▶ Source data:
:::::
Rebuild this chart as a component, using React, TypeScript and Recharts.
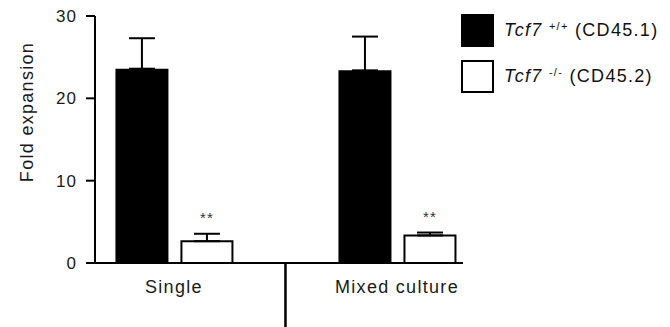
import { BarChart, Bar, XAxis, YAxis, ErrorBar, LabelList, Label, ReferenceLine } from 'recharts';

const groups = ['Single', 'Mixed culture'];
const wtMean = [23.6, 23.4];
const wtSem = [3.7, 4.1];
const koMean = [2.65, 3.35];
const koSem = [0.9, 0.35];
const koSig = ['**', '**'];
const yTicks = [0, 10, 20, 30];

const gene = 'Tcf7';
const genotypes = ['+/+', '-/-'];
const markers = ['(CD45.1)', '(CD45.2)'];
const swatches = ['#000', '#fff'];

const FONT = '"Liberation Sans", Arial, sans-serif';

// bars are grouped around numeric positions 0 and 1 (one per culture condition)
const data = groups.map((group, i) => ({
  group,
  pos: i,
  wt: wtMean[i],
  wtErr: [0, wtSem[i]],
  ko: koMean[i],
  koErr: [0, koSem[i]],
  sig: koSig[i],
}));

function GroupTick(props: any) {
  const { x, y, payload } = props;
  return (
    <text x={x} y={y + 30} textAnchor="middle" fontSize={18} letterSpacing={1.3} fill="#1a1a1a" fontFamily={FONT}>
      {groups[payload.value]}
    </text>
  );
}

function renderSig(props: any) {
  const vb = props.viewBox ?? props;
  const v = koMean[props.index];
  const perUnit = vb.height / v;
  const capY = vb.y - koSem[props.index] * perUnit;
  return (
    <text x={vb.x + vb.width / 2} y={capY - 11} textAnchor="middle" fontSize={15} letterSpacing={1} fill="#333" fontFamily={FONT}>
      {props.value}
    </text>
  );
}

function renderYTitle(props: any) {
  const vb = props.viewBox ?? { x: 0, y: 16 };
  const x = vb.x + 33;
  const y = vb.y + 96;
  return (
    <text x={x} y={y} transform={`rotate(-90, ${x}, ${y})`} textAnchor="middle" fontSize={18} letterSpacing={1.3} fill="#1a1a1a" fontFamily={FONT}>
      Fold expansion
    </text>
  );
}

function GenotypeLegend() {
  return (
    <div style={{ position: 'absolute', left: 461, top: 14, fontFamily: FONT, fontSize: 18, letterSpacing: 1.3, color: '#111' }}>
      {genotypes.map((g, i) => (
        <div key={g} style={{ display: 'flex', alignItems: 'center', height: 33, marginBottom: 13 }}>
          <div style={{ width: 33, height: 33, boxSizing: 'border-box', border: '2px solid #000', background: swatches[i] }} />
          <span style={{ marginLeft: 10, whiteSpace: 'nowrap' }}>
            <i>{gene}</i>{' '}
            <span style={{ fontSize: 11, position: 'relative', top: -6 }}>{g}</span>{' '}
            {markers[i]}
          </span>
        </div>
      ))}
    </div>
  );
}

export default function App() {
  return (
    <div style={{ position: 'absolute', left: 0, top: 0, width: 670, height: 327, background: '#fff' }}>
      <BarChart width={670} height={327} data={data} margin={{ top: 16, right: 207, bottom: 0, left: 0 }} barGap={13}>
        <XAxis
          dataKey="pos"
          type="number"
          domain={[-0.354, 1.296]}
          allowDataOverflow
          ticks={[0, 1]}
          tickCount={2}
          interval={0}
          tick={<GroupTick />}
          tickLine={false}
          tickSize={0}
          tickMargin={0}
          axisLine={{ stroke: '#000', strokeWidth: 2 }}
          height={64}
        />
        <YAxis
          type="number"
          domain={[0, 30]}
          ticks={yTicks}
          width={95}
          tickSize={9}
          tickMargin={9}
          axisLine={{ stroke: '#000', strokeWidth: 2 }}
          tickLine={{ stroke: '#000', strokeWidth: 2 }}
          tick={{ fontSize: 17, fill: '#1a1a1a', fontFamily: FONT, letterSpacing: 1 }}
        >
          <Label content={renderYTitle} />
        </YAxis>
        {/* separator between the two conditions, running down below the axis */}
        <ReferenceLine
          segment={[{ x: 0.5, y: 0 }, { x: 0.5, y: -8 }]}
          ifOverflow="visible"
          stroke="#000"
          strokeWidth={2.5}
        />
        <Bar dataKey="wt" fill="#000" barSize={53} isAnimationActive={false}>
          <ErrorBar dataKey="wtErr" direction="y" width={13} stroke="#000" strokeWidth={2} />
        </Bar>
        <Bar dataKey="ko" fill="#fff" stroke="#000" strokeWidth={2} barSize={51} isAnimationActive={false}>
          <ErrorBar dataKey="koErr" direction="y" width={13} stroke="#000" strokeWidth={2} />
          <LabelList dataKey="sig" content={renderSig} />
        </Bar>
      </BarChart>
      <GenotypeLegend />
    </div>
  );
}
:::::
▶ Exercise task:
Keep every word of the data as it is when you write it out, but drop the pictures.

▶ Full response:
Rebuild this chart as a component, using React, TypeScript and Recharts.
import { BarChart, Bar, XAxis, YAxis, ErrorBar, LabelList, Label, ReferenceLine } from 'recharts';

const groups = ['Single', 'Mixed culture'];
const wtMean = [23.6, 23.4];
const wtSem = [3.7, 4.1];
const koMean = [2.65, 3.35];
const koSem = [0.9, 0.35];
const koSig = ['**', '**'];
const yTicks = [0, 10, 20, 30];

const gene = 'Tcf7';
const genotypes = ['+/+', '-/-'];
const markers = ['(CD45.1)', '(CD45.2)'];
const swatches = ['#000', '#fff'];

const FONT = '"Liberation Sans", Arial, sans-serif';

// bars are grouped around numeric positions 0 and 1 (one per culture condition)
const data = groups.map((group, i) => ({
  group,
  pos: i,
  wt: wtMean[i],
  wtErr: [0, wtSem[i]],
  ko: koMean[i],
  koErr: [0, koSem[i]],
  sig: koSig[i],
}));

function GroupTick(props: any) {
  const { x, y, payload } = props;
  return (
    <text x={x} y={y + 30} textAnchor="middle" fontSize={18} letterSpacing={1.3} fill="#1a1a1a" fontFamily={FONT}>
      {groups[payload.value]}
    </text>
  );
}

function renderSig(props: any) {
  const vb = props.viewBox ?? props;
  const v = koMean[props.index];
  const perUnit = vb.height / v;
  const capY = vb.y - koSem[props.index] * perUnit;
  return (
    <text x={vb.x + vb.width / 2} y={capY - 11} textAnchor="middle" fontSize={15} letterSpacing={1} fill="#333" fontFamily={FONT}>
      {props.value}
    </text>
  );
}

function renderYTitle(props: any) {
  const vb = props.viewBox ?? { x: 0, y: 16 };
  const x = vb.x + 33;
  const y = vb.y + 96;
  return (
    <text x={x} y={y} transform={`rotate(-90, ${x}, ${y})`} textAnchor="middle" fontSize={18} letterSpacing={1.3} fill="#1a1a1a" fontFamily={FONT}>
      Fold expansion
    </text>
  );
}

function GenotypeLegend() {
  return (
    <div style={{ position: 'absolute', left: 461, top: 14, fontFamily: FONT, fontSize: 18, letterSpacing: 1.3, color: '#111' }}>
      {genotypes.map((g, i) => (
        <div key={g} style={{ display: 'flex', alignItems: 'center', height: 33, marginBottom: 13 }}>
          <div style={{ width: 33, height: 33, boxSizing: 'border-box', border: '2px solid #000', background: swatches[i] }} />
          <span style={{ marginLeft: 10, whiteSpace: 'nowrap' }}>
            <i>{gene}</i>{' '}
            <span style={{ fontSize: 11, position: 'relative', top: -6 }}>{g}</span>{' '}
            {markers[i]}
          </span>
        </div>
      ))}
    </div>
  );
}

export default function App() {
  return (
    <div style={{ position: 'absolute', left: 0, top: 0, width: 670, height: 327, background: '#fff' }}>
      <BarChart width={670} height={327} data={data} margin={{ top: 16, right: 207, bottom: 0, left: 0 }} barGap={13}>
        <XAxis
          dataKey="pos"
          type="number"
          domain={[-0.354, 1.296]}
          allowDataOverflow
          ticks={[0, 1]}
          tickCount={2}
          interval={0}
          tick={<GroupTick />}
          tickLine={false}
          tickSize={0}
          tickMargin={0}
          axisLine={{ stroke: '#000', strokeWidth: 2 }}
          height={64}
        />
        <YAxis
          type="number"
          domain={[0, 30]}
          ticks={yTicks}
          width={95}
          tickSize={9}
          tickMargin={9}
          axisLine={{ stroke: '#000', strokeWidth: 2 }}
          tickLine={{ stroke: '#000', strokeWidth: 2 }}
          tick={{ fontSize: 17, fill: '#1a1a1a', fontFamily: FONT, letterSpacing: 1 }}
        >
          <Label content={renderYTitle} />
        </YAxis>
        {/* separator between the two conditions, running down below the axis */}
        <ReferenceLine
          segment={[{ x: 0.5, y: 0 }, { x: 0.5, y: -8 }]}
          ifOverflow="visible"
          stroke="#000"
          strokeWidth={2.5}
        />
        <Bar dataKey="wt" fill="#000" barSize={53} isAnimationActive={false}>
          <ErrorBar dataKey="wtErr" direction="y" width={13} stroke="#000" strokeWidth={2} />
        </Bar>
        <Bar dataKey="ko" fill="#fff" stroke="#000" strokeWidth={2} barSize={51} isAnimationActive={false}>
          <ErrorBar dataKey="koErr" direction="y" width={13} stroke="#000" strokeWidth={2} />
          <LabelList dataKey="sig" content={renderSig} />
        </Bar>
      </BarChart>
      <GenotypeLegend />
    </div>
  );
}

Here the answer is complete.